Set task
Gather all lines in the entries that include the word "this".
* BEGIN Supplied entries *
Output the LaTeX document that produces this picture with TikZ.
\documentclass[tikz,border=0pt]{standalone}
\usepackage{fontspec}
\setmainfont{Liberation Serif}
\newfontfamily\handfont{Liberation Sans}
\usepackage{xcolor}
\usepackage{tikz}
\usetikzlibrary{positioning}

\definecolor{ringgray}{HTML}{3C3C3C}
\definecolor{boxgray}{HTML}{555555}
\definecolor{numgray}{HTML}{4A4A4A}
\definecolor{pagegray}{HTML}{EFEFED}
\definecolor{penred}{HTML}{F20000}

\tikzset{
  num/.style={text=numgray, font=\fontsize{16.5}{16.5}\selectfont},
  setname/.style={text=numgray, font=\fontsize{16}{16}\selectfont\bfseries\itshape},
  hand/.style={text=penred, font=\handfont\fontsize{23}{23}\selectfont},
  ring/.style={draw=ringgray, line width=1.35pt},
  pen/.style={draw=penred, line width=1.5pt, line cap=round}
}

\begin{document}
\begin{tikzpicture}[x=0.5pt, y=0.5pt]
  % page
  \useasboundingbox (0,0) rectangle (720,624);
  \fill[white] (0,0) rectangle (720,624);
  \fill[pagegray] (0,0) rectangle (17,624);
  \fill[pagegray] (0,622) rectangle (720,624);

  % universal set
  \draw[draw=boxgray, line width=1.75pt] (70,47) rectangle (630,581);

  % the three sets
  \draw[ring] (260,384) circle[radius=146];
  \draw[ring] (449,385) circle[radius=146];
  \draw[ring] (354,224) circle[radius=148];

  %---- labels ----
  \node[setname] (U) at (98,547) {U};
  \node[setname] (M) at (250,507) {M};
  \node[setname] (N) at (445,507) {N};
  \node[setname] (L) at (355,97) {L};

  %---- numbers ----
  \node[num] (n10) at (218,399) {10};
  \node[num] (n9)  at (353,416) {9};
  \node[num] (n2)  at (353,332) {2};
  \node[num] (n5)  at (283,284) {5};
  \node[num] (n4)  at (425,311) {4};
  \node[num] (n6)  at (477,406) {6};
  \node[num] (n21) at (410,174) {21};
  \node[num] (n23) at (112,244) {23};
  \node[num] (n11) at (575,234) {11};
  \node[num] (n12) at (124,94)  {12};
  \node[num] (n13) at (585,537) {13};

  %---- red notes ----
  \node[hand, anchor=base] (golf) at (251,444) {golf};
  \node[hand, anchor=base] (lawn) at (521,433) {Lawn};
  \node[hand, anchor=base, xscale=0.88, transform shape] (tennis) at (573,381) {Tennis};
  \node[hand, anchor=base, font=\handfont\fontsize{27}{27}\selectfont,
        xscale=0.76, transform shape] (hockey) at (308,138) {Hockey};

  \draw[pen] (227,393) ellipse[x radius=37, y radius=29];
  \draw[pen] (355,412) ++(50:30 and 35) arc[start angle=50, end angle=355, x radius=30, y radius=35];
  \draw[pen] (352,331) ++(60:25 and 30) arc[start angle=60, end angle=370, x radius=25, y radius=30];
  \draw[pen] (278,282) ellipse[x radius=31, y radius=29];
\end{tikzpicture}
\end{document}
* END Supplied entries *
* BEGIN Supplied entries *
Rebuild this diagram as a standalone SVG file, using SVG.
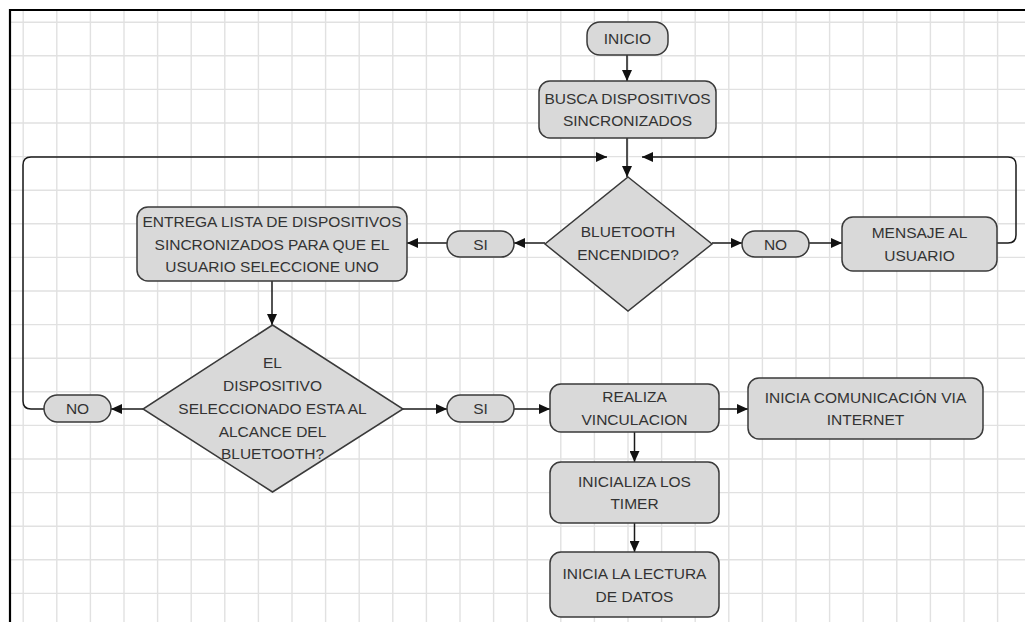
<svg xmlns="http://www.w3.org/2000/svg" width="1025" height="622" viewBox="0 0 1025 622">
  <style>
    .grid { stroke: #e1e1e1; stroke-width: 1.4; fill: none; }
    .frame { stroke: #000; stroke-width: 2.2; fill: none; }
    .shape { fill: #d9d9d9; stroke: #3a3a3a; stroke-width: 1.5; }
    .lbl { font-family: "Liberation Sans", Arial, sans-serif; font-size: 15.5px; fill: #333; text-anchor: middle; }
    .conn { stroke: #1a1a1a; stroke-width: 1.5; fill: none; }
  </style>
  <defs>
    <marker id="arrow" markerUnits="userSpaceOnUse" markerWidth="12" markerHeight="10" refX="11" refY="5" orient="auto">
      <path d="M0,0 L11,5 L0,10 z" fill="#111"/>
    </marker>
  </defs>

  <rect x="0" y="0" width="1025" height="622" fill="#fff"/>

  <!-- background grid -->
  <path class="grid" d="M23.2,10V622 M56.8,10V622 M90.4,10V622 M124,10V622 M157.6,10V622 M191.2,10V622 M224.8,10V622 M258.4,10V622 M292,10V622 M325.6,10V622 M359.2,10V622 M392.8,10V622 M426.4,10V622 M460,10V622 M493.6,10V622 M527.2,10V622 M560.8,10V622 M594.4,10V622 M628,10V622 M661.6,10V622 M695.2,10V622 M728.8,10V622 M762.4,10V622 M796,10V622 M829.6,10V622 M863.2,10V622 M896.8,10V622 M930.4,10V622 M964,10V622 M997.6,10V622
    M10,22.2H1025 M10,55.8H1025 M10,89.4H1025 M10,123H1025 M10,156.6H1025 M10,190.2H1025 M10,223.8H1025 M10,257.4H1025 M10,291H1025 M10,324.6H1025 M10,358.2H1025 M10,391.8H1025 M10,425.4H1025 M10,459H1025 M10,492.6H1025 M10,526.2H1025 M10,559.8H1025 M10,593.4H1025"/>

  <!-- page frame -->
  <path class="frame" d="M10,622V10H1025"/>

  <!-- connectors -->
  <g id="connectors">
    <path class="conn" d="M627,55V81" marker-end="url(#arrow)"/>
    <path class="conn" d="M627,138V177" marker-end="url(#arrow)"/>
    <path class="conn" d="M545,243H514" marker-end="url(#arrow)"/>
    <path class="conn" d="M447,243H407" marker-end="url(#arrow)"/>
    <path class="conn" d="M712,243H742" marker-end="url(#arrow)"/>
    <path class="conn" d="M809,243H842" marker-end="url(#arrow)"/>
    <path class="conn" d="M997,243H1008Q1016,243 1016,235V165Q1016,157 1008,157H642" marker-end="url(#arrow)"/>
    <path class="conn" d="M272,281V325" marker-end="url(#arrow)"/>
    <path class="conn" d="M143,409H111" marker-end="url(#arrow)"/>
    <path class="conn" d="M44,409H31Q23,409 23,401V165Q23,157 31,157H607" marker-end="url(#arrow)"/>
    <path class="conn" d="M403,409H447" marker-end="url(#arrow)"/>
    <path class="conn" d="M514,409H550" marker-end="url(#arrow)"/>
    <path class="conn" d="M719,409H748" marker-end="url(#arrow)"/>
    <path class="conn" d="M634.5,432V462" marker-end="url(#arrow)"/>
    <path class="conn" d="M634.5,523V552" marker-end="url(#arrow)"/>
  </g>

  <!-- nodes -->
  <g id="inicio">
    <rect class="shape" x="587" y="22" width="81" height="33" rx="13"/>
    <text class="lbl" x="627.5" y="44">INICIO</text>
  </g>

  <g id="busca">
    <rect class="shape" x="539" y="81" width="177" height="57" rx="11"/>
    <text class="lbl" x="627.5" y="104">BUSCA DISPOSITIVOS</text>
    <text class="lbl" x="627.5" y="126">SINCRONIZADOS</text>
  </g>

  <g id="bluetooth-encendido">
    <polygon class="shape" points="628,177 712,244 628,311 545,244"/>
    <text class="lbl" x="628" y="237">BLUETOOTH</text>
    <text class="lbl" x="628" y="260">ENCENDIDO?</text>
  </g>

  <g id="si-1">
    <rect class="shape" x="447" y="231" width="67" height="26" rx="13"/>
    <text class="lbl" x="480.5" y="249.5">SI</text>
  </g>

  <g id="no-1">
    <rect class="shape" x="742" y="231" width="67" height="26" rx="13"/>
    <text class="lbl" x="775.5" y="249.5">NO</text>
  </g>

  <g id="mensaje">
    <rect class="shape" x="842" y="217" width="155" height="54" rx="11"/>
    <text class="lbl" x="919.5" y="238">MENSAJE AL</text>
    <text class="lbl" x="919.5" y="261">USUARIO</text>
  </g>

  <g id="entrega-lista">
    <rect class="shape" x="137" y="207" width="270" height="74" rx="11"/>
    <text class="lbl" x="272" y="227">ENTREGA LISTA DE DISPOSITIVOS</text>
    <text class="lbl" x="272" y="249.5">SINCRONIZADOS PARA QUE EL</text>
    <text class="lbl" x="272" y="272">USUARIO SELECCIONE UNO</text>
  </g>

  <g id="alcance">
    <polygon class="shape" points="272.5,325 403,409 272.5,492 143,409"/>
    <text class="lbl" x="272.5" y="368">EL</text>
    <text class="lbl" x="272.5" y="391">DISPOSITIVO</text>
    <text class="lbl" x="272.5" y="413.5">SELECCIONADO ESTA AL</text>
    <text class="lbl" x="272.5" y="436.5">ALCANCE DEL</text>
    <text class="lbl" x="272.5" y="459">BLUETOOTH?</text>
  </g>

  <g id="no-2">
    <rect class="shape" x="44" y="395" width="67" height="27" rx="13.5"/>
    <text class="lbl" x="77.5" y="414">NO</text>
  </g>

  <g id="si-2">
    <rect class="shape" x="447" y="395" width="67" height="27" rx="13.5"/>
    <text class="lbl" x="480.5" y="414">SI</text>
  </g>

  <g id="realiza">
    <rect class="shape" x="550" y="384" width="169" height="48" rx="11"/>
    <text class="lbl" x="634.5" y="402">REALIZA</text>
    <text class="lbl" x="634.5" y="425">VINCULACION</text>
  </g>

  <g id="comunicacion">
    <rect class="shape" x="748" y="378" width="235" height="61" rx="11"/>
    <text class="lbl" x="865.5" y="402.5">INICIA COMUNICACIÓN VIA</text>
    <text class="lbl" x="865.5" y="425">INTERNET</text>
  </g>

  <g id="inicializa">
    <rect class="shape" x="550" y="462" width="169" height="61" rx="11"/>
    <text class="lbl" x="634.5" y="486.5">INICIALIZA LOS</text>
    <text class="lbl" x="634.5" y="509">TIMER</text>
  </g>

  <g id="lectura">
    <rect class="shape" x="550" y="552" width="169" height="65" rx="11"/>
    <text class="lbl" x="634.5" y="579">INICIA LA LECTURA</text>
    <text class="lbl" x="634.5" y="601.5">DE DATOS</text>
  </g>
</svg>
* END Supplied entries *
In response
Output the LaTeX document that produces this picture with TikZ.
Rebuild this diagram as a standalone SVG file, using SVG.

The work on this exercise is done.